### TASK
Emit the data below verbatim, stripping out any pictures.

>>>

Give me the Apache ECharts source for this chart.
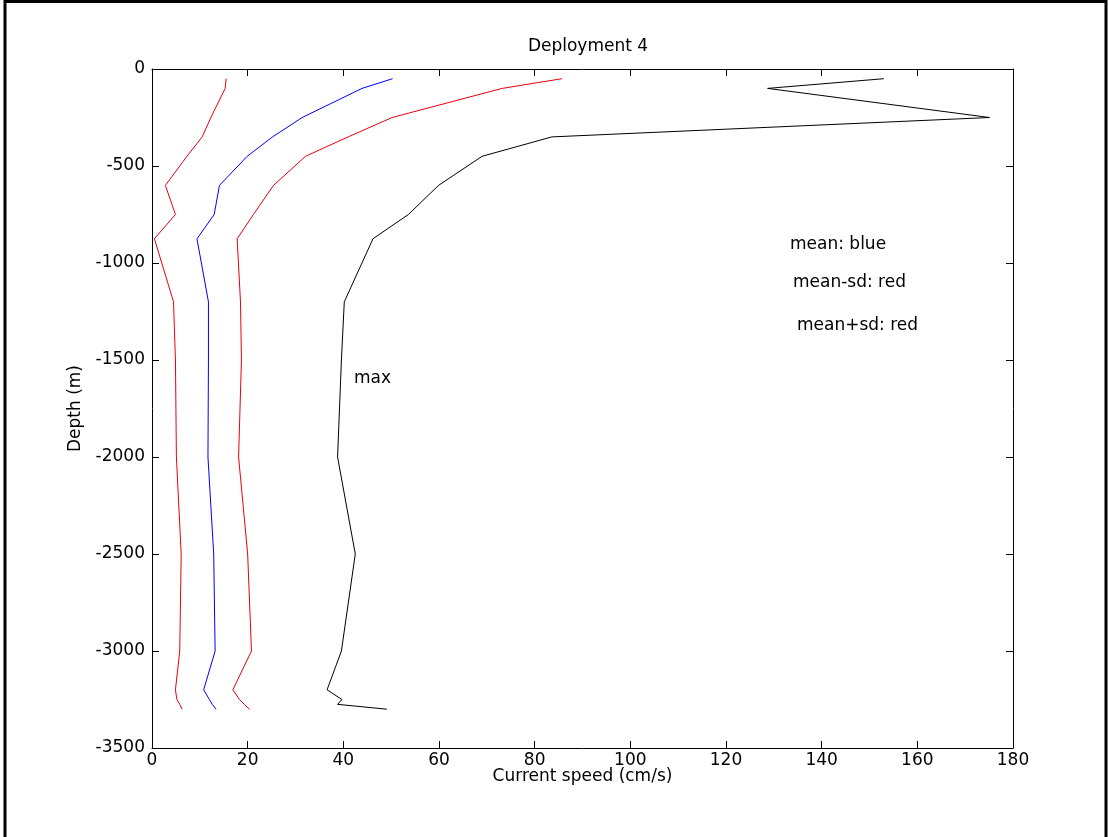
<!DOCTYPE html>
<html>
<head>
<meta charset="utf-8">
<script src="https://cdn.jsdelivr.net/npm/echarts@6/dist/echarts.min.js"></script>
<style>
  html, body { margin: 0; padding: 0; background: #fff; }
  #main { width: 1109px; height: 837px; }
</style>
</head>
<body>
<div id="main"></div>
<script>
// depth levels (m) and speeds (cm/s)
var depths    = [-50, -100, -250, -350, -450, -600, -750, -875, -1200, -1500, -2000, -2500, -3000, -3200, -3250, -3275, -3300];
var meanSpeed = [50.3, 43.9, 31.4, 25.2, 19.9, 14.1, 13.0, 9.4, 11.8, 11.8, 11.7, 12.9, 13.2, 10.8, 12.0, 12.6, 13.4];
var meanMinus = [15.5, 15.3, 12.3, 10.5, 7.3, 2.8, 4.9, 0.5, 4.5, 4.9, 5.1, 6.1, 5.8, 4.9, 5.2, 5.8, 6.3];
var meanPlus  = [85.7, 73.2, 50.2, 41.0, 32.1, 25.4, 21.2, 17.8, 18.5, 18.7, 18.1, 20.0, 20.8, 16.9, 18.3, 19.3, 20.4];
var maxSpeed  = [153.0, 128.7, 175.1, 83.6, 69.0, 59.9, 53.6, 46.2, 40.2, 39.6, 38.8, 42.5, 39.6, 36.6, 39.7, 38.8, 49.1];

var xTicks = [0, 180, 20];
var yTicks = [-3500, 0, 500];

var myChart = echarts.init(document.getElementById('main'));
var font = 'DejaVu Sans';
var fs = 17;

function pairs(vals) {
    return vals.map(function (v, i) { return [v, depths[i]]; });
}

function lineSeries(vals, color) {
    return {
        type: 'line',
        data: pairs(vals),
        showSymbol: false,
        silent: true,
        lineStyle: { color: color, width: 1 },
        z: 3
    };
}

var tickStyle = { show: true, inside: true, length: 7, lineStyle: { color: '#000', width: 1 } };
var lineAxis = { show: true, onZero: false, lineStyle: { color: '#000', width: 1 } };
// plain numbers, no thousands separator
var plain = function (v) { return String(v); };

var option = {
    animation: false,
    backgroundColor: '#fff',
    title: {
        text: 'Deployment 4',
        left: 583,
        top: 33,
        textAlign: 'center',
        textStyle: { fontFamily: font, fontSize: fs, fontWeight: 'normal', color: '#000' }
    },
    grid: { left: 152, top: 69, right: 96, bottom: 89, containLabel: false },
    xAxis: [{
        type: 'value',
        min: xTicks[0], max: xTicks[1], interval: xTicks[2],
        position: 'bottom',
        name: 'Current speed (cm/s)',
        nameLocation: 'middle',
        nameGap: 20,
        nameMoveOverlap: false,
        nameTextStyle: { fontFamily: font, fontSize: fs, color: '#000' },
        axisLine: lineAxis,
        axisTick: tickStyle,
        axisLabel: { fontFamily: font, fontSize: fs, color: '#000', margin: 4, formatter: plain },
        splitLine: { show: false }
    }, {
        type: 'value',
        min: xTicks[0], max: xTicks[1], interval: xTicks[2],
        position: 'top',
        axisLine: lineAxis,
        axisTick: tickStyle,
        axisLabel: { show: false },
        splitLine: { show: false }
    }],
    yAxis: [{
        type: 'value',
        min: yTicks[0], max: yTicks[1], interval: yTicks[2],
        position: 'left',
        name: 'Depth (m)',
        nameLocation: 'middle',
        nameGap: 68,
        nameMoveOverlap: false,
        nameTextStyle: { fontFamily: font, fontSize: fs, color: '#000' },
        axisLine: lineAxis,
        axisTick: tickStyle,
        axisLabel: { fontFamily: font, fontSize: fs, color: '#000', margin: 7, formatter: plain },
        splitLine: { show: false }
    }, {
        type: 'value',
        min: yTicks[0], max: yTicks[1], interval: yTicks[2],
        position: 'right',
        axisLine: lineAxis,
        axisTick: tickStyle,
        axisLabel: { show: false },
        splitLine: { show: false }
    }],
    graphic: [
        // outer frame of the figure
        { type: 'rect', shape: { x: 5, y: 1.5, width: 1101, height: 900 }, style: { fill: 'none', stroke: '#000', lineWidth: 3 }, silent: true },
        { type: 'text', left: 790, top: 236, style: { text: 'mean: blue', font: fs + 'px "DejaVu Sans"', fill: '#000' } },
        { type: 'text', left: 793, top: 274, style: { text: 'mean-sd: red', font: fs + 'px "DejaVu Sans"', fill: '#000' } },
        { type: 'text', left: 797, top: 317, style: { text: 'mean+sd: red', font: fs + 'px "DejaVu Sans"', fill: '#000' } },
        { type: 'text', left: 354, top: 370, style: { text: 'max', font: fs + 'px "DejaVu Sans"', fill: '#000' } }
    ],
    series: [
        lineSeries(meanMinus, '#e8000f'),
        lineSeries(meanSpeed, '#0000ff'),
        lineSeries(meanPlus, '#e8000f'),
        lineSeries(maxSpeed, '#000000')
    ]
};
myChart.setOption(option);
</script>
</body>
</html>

<<<

### TASK ANSWER
Give me the Apache ECharts source for this chart.
<!DOCTYPE html>
<html>
<head>
<meta charset="utf-8">
<script src="https://cdn.jsdelivr.net/npm/echarts@6/dist/echarts.min.js"></script>
<style>
  html, body { margin: 0; padding: 0; background: #fff; }
  #main { width: 1109px; height: 837px; }
</style>
</head>
<body>
<div id="main"></div>
<script>
// depth levels (m) and speeds (cm/s)
var depths    = [-50, -100, -250, -350, -450, -600, -750, -875, -1200, -1500, -2000, -2500, -3000, -3200, -3250, -3275, -3300];
var meanSpeed = [50.3, 43.9, 31.4, 25.2, 19.9, 14.1, 13.0, 9.4, 11.8, 11.8, 11.7, 12.9, 13.2, 10.8, 12.0, 12.6, 13.4];
var meanMinus = [15.5, 15.3, 12.3, 10.5, 7.3, 2.8, 4.9, 0.5, 4.5, 4.9, 5.1, 6.1, 5.8, 4.9, 5.2, 5.8, 6.3];
var meanPlus  = [85.7, 73.2, 50.2, 41.0, 32.1, 25.4, 21.2, 17.8, 18.5, 18.7, 18.1, 20.0, 20.8, 16.9, 18.3, 19.3, 20.4];
var maxSpeed  = [153.0, 128.7, 175.1, 83.6, 69.0, 59.9, 53.6, 46.2, 40.2, 39.6, 38.8, 42.5, 39.6, 36.6, 39.7, 38.8, 49.1];

var xTicks = [0, 180, 20];
var yTicks = [-3500, 0, 500];

var myChart = echarts.init(document.getElementById('main'));
var font = 'DejaVu Sans';
var fs = 17;

function pairs(vals) {
    return vals.map(function (v, i) { return [v, depths[i]]; });
}

function lineSeries(vals, color) {
    return {
        type: 'line',
        data: pairs(vals),
        showSymbol: false,
        silent: true,
        lineStyle: { color: color, width: 1 },
        z: 3
    };
}

var tickStyle = { show: true, inside: true, length: 7, lineStyle: { color: '#000', width: 1 } };
var lineAxis = { show: true, onZero: false, lineStyle: { color: '#000', width: 1 } };
// plain numbers, no thousands separator
var plain = function (v) { return String(v); };

var option = {
    animation: false,
    backgroundColor: '#fff',
    title: {
        text: 'Deployment 4',
        left: 583,
        top: 33,
        textAlign: 'center',
        textStyle: { fontFamily: font, fontSize: fs, fontWeight: 'normal', color: '#000' }
    },
    grid: { left: 152, top: 69, right: 96, bottom: 89, containLabel: false },
    xAxis: [{
        type: 'value',
        min: xTicks[0], max: xTicks[1], interval: xTicks[2],
        position: 'bottom',
        name: 'Current speed (cm/s)',
        nameLocation: 'middle',
        nameGap: 20,
        nameMoveOverlap: false,
        nameTextStyle: { fontFamily: font, fontSize: fs, color: '#000' },
        axisLine: lineAxis,
        axisTick: tickStyle,
        axisLabel: { fontFamily: font, fontSize: fs, color: '#000', margin: 4, formatter: plain },
        splitLine: { show: false }
    }, {
        type: 'value',
        min: xTicks[0], max: xTicks[1], interval: xTicks[2],
        position: 'top',
        axisLine: lineAxis,
        axisTick: tickStyle,
        axisLabel: { show: false },
        splitLine: { show: false }
    }],
    yAxis: [{
        type: 'value',
        min: yTicks[0], max: yTicks[1], interval: yTicks[2],
        position: 'left',
        name: 'Depth (m)',
        nameLocation: 'middle',
        nameGap: 68,
        nameMoveOverlap: false,
        nameTextStyle: { fontFamily: font, fontSize: fs, color: '#000' },
        axisLine: lineAxis,
        axisTick: tickStyle,
        axisLabel: { fontFamily: font, fontSize: fs, color: '#000', margin: 7, formatter: plain },
        splitLine: { show: false }
    }, {
        type: 'value',
        min: yTicks[0], max: yTicks[1], interval: yTicks[2],
        position: 'right',
        axisLine: lineAxis,
        axisTick: tickStyle,
        axisLabel: { show: false },
        splitLine: { show: false }
    }],
    graphic: [
        // outer frame of the figure
        { type: 'rect', shape: { x: 5, y: 1.5, width: 1101, height: 900 }, style: { fill: 'none', stroke: '#000', lineWidth: 3 }, silent: true },
        { type: 'text', left: 790, top: 236, style: { text: 'mean: blue', font: fs + 'px "DejaVu Sans"', fill: '#000' } },
        { type: 'text', left: 793, top: 274, style: { text: 'mean-sd: red', font: fs + 'px "DejaVu Sans"', fill: '#000' } },
        { type: 'text', left: 797, top: 317, style: { text: 'mean+sd: red', font: fs + 'px "DejaVu Sans"', fill: '#000' } },
        { type: 'text', left: 354, top: 370, style: { text: 'max', font: fs + 'px "DejaVu Sans"', fill: '#000' } }
    ],
    series: [
        lineSeries(meanMinus, '#e8000f'),
        lineSeries(meanSpeed, '#0000ff'),
        lineSeries(meanPlus, '#e8000f'),
        lineSeries(maxSpeed, '#000000')
    ]
};
myChart.setOption(option);
</script>
</body>
</html>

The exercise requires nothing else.